If you chose 4: correct, that is the correct choice to make.
And may I also recommend to you this beautiful property in Vauxhall, which costs more than you will earn in your lifetime – more than you will earn in five lifetimes – which is tastefully decorated, gorgeously laid out, perfectly positioned (in Zone 1!), has both a conservatory and a spacious designer garden, modern luxuries throughout, and then also, should you choose to descend of an evening, it has an entire dungeon in it, dedicated to fucking:
Like: look how perfectly arranged this sentence is:
Additional street access… bwuahahaha.
I have so many questions about the fuck dungeon, obviously, but mainly one pure and shining concern: that the Fuck Dungeon House not be sold to someone who will not maintain the dungeon of fuck. Some young family. You know, he works in the City and went to Oxford, she has a very successful interior design blog, they have a three-year-old called “Jessamyn” and they want to buy the fuck dungeon. “Yah, great space down here,” one of them is saying. “Maybe we could turn it into a nurs—” No. No. I forbid it. You keep it as a fuck dungeon. If you didn’t want a fuck dungeon in your house, why did you buy a house with a fuck dungeon in it? Exactly. For me, the fuck dungeon is a dealbreaker, the promise of its sanctity being the only condition of the sale. I fear a lot of things in this life, but some normie couple buying this fuck dungeon and turning it into anything that isn’t “a more complex and intense fuck dungeon” is highest among it.
(Side note, but, like: some dudes have taken a real arseful in this place, and you can’t escape that. You cannot get that out of a room. You can’t paper over a vibe that musky and powerful with a bit of Farrow & Ball and some £200-a-roll wallpaper. Doesn’t matter if you crank a skylight into this thing and put a pool table in the middle. Some vibes cannot ever truly be aired out. No way a fuck dungeon, once converted into and then used as a fuck dungeon, can ever be anything other than a fuck dungeon. Some doors you cannot walk back on once you’ve been through them. Putting a fuck dungeon in the basement of your house is one of them.)
Questions about the fuck dungeon, in no particular order:
Once you have committed to putting a fuck dungeon in your house, how do you reverse out of that decision, i.e. by selling the house the fuck dungeon underpins? Like: does there come a time, in your life, when you look down the gloomy stairs at your fuck dungeon, hands on hips, and think: “This is a young man’s game. It’s not for me any more.”
Are there specialist contractors who can install a fuck dungeon for you, or do you need to buy all the parts and just sort of put it together yourself?
How often, once you’ve put a fuck dungeon in, do you actually fuck in a dungeon?
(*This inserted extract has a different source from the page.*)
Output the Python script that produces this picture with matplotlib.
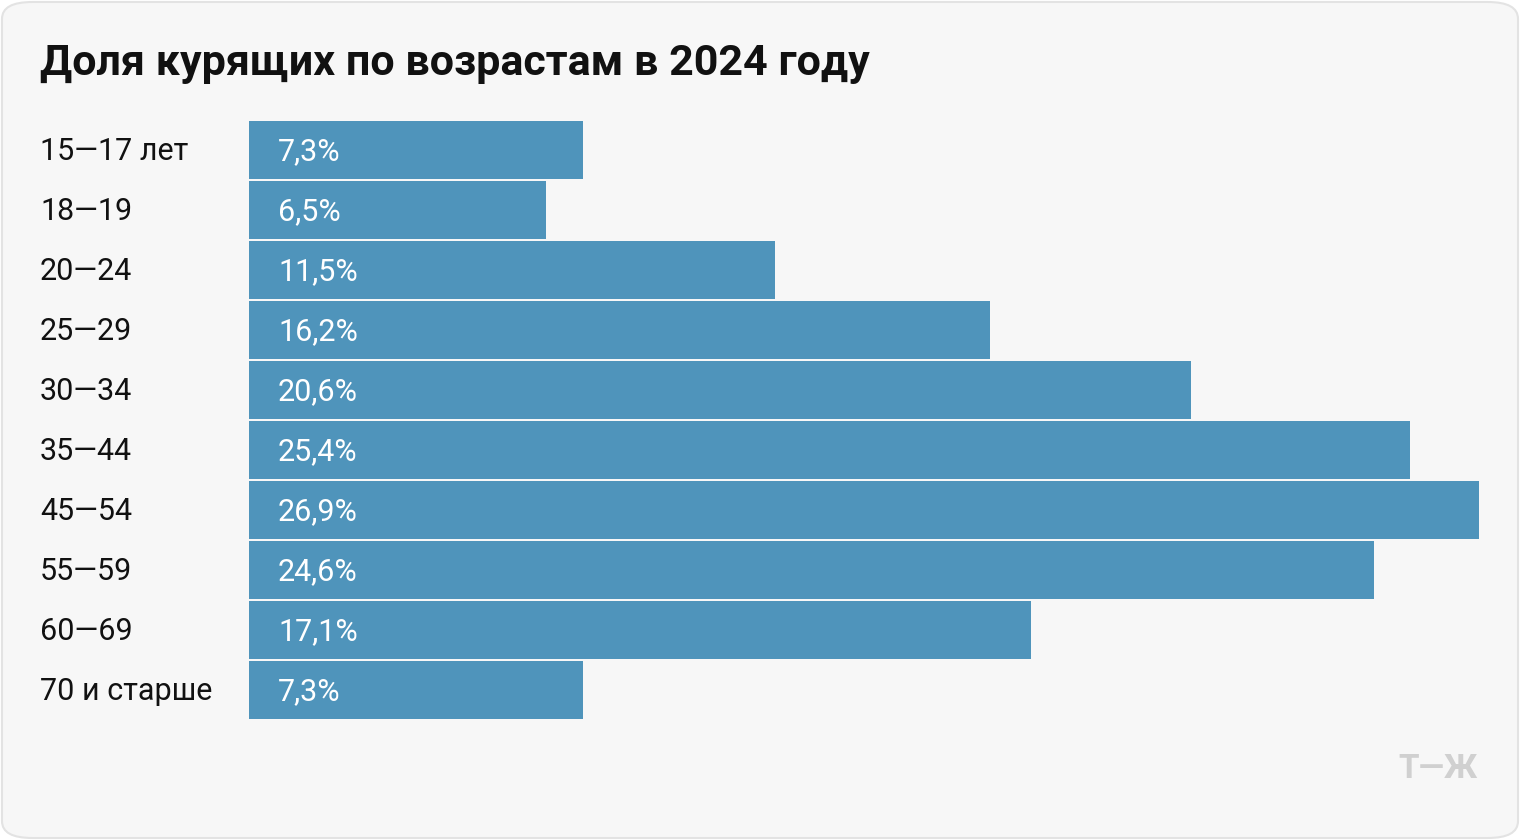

A fuck dungeon always feels like a good idea, doesn’t it, and then eight months roll by and there’s dust on the shackles and you realise you haven’t been rimmed by a gimp for like two entire seasons. Not a perfect example, but one I’m going with nonetheless: I bought a Nintendo Switch in November. Really thought I’d use it more. Like: I love it, obviously. It’s great. Used it on the train. Mario Kart for Christmas. But now it’s there… some days, I just don’t play with it. I’ll look at it. I’ll think about it. And then I’ll go to sleep. I feel like this is very much what owning a fuck dungeon is like.
The seller is trying to shift this £3 million townhouse via a free gmail address, namely firstname.lastname@example.org, and all this makes me think is: was email@example.com already taken? How many dungeon houses are there?
Does the dungeon street access mean, and bear with me, that a pair of padlocked double-doors open out directly into the street, into which blinking pale nude boys can escape after a weekend of being rigorously fucked, searing beneath the flood of sunlight around them, and if so what are the neighbours like? Are they nice about that?
I truly think Fuck Dungeon House has ruined all other houses for me. I’m going to go home tonight and just look at all the rooms and just be disappointed I can’t be pinned mechanically to the floor of them and shagged. Please – if you have £3 million spare, and you are exceptionally horny – please, please buy this house. Do this fuck dungeon the honour it deserves.